- _WHAT IS BEING ASKED_
Please output every line of the material as it stands, without the pictures.
───── SUPPLIED MATERIAL ─────
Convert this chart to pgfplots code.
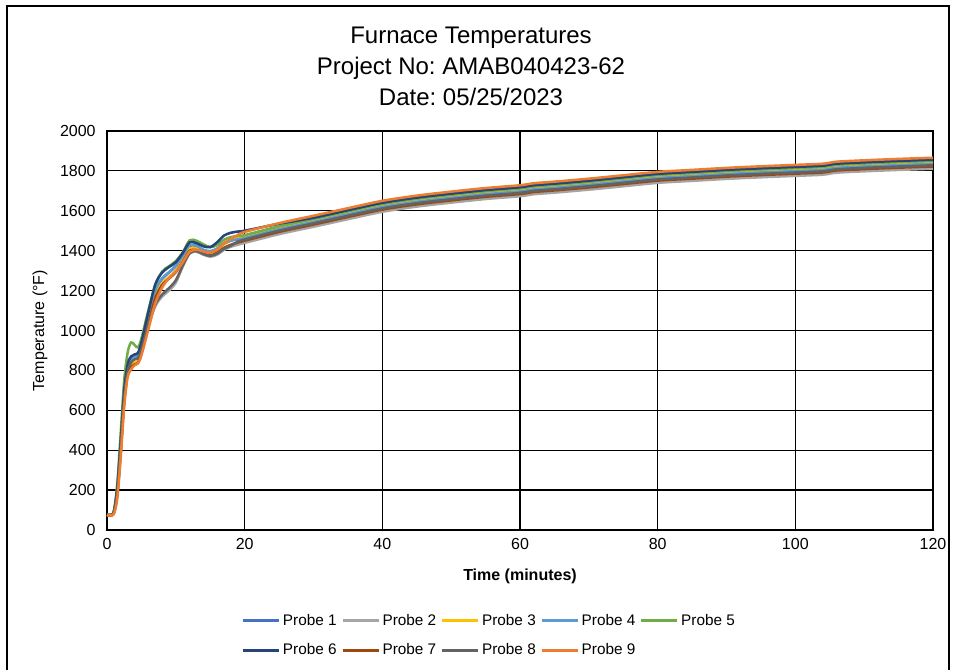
\documentclass[border=0pt]{standalone}
\usepackage{fontspec}
\setmainfont{Liberation Sans}
\usepackage{pgfplots}
\pgfplotsset{compat=1.18}
\usepackage{pgfplotstable}
\frenchspacing

\definecolor{pA}{HTML}{4472C4}
\definecolor{pB}{HTML}{A5A5A5}
\definecolor{pC}{HTML}{FFC000}
\definecolor{pD}{HTML}{5B9BD5}
\definecolor{pE}{HTML}{70AD47}
\definecolor{pF}{HTML}{264478}
\definecolor{pG}{HTML}{9E480E}
\definecolor{pH}{HTML}{636363}
\definecolor{pI}{HTML}{ED7D31}

% time (min) and nine probe readings (deg F)
\pgfplotstableread{
t    p1   p2   p3   p4   p5   p6   p7   p8   p9
0    75   76   75   75   76   75   75   75   74
0.5  75   76   75   75   76   75   75   75   74
1    90   88   88   90   95   92   86   88   80
1.5  200  190  185  200  235  215  180  190  160
2    430  410  400  430  490  450  390  410  370
2.5  680  660  650  680  750  700  640  660  620
3    800  795  790  805  890  830  785  795  765
3.5  850  845  830  855  940  870  815  840  805
4    865  860  840  870  928  880  830  855  825
4.5  870  868  845  875  915  888  838  862  835
5    920  900  890  925  960  940  885  905  875
6    1060 1020 1040 1065 1100 1090 1030 1030 1005
7    1200 1120 1170 1200 1225 1230 1160 1130 1135
8    1258 1170 1235 1262 1295 1290 1228 1180 1215
9    1290 1200 1268 1292 1322 1318 1260 1212 1262
10   1322 1240 1300 1325 1348 1342 1292 1252 1295
11   1372 1320 1352 1375 1392 1388 1345 1325 1342
12   1425 1385 1410 1428 1452 1442 1400 1388 1395
13   1422 1395 1412 1425 1450 1438 1402 1398 1405
14   1402 1380 1398 1405 1432 1422 1386 1383 1396
15   1396 1370 1390 1398 1418 1418 1376 1374 1390
16   1410 1380 1402 1410 1428 1442 1390 1385 1405
17   1438 1404 1432 1436 1455 1476 1414 1410 1436
18   1452 1420 1450 1450 1468 1490 1430 1425 1460
19   1460 1430 1462 1457 1474 1496 1441 1446 1478
20   1468 1439 1472 1463 1478 1500 1450 1456 1494
25   1512 1483 1516 1507 1522 1535 1494 1500 1538
30   1549 1520 1553 1544 1559 1565 1531 1537 1575
35   1587 1558 1591 1582 1597 1603 1569 1575 1613
40   1624 1595 1628 1619 1634 1640 1606 1612 1650
45   1650 1621 1654 1645 1660 1666 1632 1638 1676
50   1670 1641 1674 1665 1680 1686 1652 1658 1696
55   1688 1659 1692 1683 1698 1704 1670 1676 1714
60   1702 1673 1706 1697 1712 1718 1684 1690 1728
62   1712 1683 1716 1707 1722 1728 1694 1700 1738
65   1720 1691 1724 1715 1730 1736 1702 1708 1746
70   1735 1706 1739 1730 1745 1751 1717 1723 1761
75   1752 1723 1756 1747 1762 1768 1734 1740 1778
80   1769 1740 1773 1764 1779 1785 1751 1757 1795
85   1779 1750 1783 1774 1789 1795 1761 1767 1805
90   1789 1760 1793 1784 1799 1805 1771 1777 1815
95   1797 1768 1801 1792 1807 1813 1779 1785 1823
100  1804 1775 1808 1799 1814 1820 1786 1792 1830
104  1810 1781 1814 1805 1820 1826 1792 1798 1836
106  1820 1791 1824 1815 1830 1836 1802 1808 1846
110  1827 1798 1831 1822 1837 1843 1809 1815 1853
115  1834 1805 1838 1829 1844 1850 1816 1822 1860
120  1840 1811 1844 1835 1850 1856 1822 1828 1866
}\furnace

\begin{document}
\begin{tikzpicture}
\path[use as bounding box] (-80.25pt,-105pt) rectangle (636.75pt,397.5pt);
\draw[black, line width=1pt] (-75pt,-106pt) -- (-75pt,393pt) -- (631.5pt,393pt) -- (631.5pt,-106pt);
\begin{axis}[
  scale only axis,
  width=619.5pt, height=299.25pt,
  xmin=0, xmax=120, ymin=0, ymax=2000,
  xtick={0,20,...,120}, ytick={0,200,...,2000},
  grid=major, grid style={black, line width=0.9pt},
  axis line style={black, line width=0.9pt},
  major tick length=0pt,
  tick label style={font=\fontsize{12}{14}\selectfont},
  /pgf/number format/assume math mode=true,
  /pgf/number format/1000 sep={},
  xticklabel style={yshift=-3pt},
  yticklabel style={xshift=-5pt},
  xlabel={\textbf{Time (minutes)}},
  ylabel={Temperature (°F)},
  label style={font=\fontsize{12}{14}\selectfont},
  xlabel style={at={(0.5,-0.115)}, anchor=center},
  ylabel style={at={(-0.081,0.5)}, anchor=center},
  legend columns=5,
  legend style={draw=none, at={(0.4633,-0.203)}, anchor=north,
    font=\fontsize{11.5}{13}\selectfont,
    /tikz/every even column/.append style={column sep=1.5pt},
    row sep=8.5pt, inner sep=0pt},
  legend image code/.code={\draw[#1, line width=1.9pt] (0pt,0pt) -- (27pt,0pt);},
  every axis plot/.append style={line width=1.9pt, smooth, no marks},
]
\addplot[pA] table[x=t, y=p1] {\furnace}; \addlegendentry{Probe 1}
\addplot[pB] table[x=t, y=p2] {\furnace}; \addlegendentry{Probe 2}
\addplot[pC] table[x=t, y=p3] {\furnace}; \addlegendentry{Probe 3}
\addplot[pD] table[x=t, y=p4] {\furnace}; \addlegendentry{Probe 4}
\addplot[pE] table[x=t, y=p5] {\furnace}; \addlegendentry{Probe 5}
\addplot[pF] table[x=t, y=p6] {\furnace}; \addlegendentry{Probe 6}
\addplot[pG] table[x=t, y=p7] {\furnace}; \addlegendentry{Probe 7}
\addplot[pH] table[x=t, y=p8] {\furnace}; \addlegendentry{Probe 8}
\addplot[pI] table[x=t, y=p9] {\furnace}; \addlegendentry{Probe 9}
\end{axis}
\node[align=center, font=\fontsize{18}{23.25}\selectfont] at (273pt,348pt)
  {Furnace Temperatures\\Project No: AMAB040423-62\\Date: 05/25/2023};
\end{tikzpicture}
\end{document}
─────
- _RESULT FOR THIS EXERCISE_
Convert this chart to pgfplots code.
\documentclass[border=0pt]{standalone}
\usepackage{fontspec}
\setmainfont{Liberation Sans}
\usepackage{pgfplots}
\pgfplotsset{compat=1.18}
\usepackage{pgfplotstable}
\frenchspacing

\definecolor{pA}{HTML}{4472C4}
\definecolor{pB}{HTML}{A5A5A5}
\definecolor{pC}{HTML}{FFC000}
\definecolor{pD}{HTML}{5B9BD5}
\definecolor{pE}{HTML}{70AD47}
\definecolor{pF}{HTML}{264478}
\definecolor{pG}{HTML}{9E480E}
\definecolor{pH}{HTML}{636363}
\definecolor{pI}{HTML}{ED7D31}

% time (min) and nine probe readings (deg F)
\pgfplotstableread{
t    p1   p2   p3   p4   p5   p6   p7   p8   p9
0    75   76   75   75   76   75   75   75   74
0.5  75   76   75   75   76   75   75   75   74
1    90   88   88   90   95   92   86   88   80
1.5  200  190  185  200  235  215  180  190  160
2    430  410  400  430  490  450  390  410  370
2.5  680  660  650  680  750  700  640  660  620
3    800  795  790  805  890  830  785  795  765
3.5  850  845  830  855  940  870  815  840  805
4    865  860  840  870  928  880  830  855  825
4.5  870  868  845  875  915  888  838  862  835
5    920  900  890  925  960  940  885  905  875
6    1060 1020 1040 1065 1100 1090 1030 1030 1005
7    1200 1120 1170 1200 1225 1230 1160 1130 1135
8    1258 1170 1235 1262 1295 1290 1228 1180 1215
9    1290 1200 1268 1292 1322 1318 1260 1212 1262
10   1322 1240 1300 1325 1348 1342 1292 1252 1295
11   1372 1320 1352 1375 1392 1388 1345 1325 1342
12   1425 1385 1410 1428 1452 1442 1400 1388 1395
13   1422 1395 1412 1425 1450 1438 1402 1398 1405
14   1402 1380 1398 1405 1432 1422 1386 1383 1396
15   1396 1370 1390 1398 1418 1418 1376 1374 1390
16   1410 1380 1402 1410 1428 1442 1390 1385 1405
17   1438 1404 1432 1436 1455 1476 1414 1410 1436
18   1452 1420 1450 1450 1468 1490 1430 1425 1460
19   1460 1430 1462 1457 1474 1496 1441 1446 1478
20   1468 1439 1472 1463 1478 1500 1450 1456 1494
25   1512 1483 1516 1507 1522 1535 1494 1500 1538
30   1549 1520 1553 1544 1559 1565 1531 1537 1575
35   1587 1558 1591 1582 1597 1603 1569 1575 1613
40   1624 1595 1628 1619 1634 1640 1606 1612 1650
45   1650 1621 1654 1645 1660 1666 1632 1638 1676
50   1670 1641 1674 1665 1680 1686 1652 1658 1696
55   1688 1659 1692 1683 1698 1704 1670 1676 1714
60   1702 1673 1706 1697 1712 1718 1684 1690 1728
62   1712 1683 1716 1707 1722 1728 1694 1700 1738
65   1720 1691 1724 1715 1730 1736 1702 1708 1746
70   1735 1706 1739 1730 1745 1751 1717 1723 1761
75   1752 1723 1756 1747 1762 1768 1734 1740 1778
80   1769 1740 1773 1764 1779 1785 1751 1757 1795
85   1779 1750 1783 1774 1789 1795 1761 1767 1805
90   1789 1760 1793 1784 1799 1805 1771 1777 1815
95   1797 1768 1801 1792 1807 1813 1779 1785 1823
100  1804 1775 1808 1799 1814 1820 1786 1792 1830
104  1810 1781 1814 1805 1820 1826 1792 1798 1836
106  1820 1791 1824 1815 1830 1836 1802 1808 1846
110  1827 1798 1831 1822 1837 1843 1809 1815 1853
115  1834 1805 1838 1829 1844 1850 1816 1822 1860
120  1840 1811 1844 1835 1850 1856 1822 1828 1866
}\furnace

\begin{document}
\begin{tikzpicture}
\path[use as bounding box] (-80.25pt,-105pt) rectangle (636.75pt,397.5pt);
\draw[black, line width=1pt] (-75pt,-106pt) -- (-75pt,393pt) -- (631.5pt,393pt) -- (631.5pt,-106pt);
\begin{axis}[
  scale only axis,
  width=619.5pt, height=299.25pt,
  xmin=0, xmax=120, ymin=0, ymax=2000,
  xtick={0,20,...,120}, ytick={0,200,...,2000},
  grid=major, grid style={black, line width=0.9pt},
  axis line style={black, line width=0.9pt},
  major tick length=0pt,
  tick label style={font=\fontsize{12}{14}\selectfont},
  /pgf/number format/assume math mode=true,
  /pgf/number format/1000 sep={},
  xticklabel style={yshift=-3pt},
  yticklabel style={xshift=-5pt},
  xlabel={\textbf{Time (minutes)}},
  ylabel={Temperature (°F)},
  label style={font=\fontsize{12}{14}\selectfont},
  xlabel style={at={(0.5,-0.115)}, anchor=center},
  ylabel style={at={(-0.081,0.5)}, anchor=center},
  legend columns=5,
  legend style={draw=none, at={(0.4633,-0.203)}, anchor=north,
    font=\fontsize{11.5}{13}\selectfont,
    /tikz/every even column/.append style={column sep=1.5pt},
    row sep=8.5pt, inner sep=0pt},
  legend image code/.code={\draw[#1, line width=1.9pt] (0pt,0pt) -- (27pt,0pt);},
  every axis plot/.append style={line width=1.9pt, smooth, no marks},
]
\addplot[pA] table[x=t, y=p1] {\furnace}; \addlegendentry{Probe 1}
\addplot[pB] table[x=t, y=p2] {\furnace}; \addlegendentry{Probe 2}
\addplot[pC] table[x=t, y=p3] {\furnace}; \addlegendentry{Probe 3}
\addplot[pD] table[x=t, y=p4] {\furnace}; \addlegendentry{Probe 4}
\addplot[pE] table[x=t, y=p5] {\furnace}; \addlegendentry{Probe 5}
\addplot[pF] table[x=t, y=p6] {\furnace}; \addlegendentry{Probe 6}
\addplot[pG] table[x=t, y=p7] {\furnace}; \addlegendentry{Probe 7}
\addplot[pH] table[x=t, y=p8] {\furnace}; \addlegendentry{Probe 8}
\addplot[pI] table[x=t, y=p9] {\furnace}; \addlegendentry{Probe 9}
\end{axis}
\node[align=center, font=\fontsize{18}{23.25}\selectfont] at (273pt,348pt)
  {Furnace Temperatures\\Project No: AMAB040423-62\\Date: 05/25/2023};
\end{tikzpicture}
\end{document}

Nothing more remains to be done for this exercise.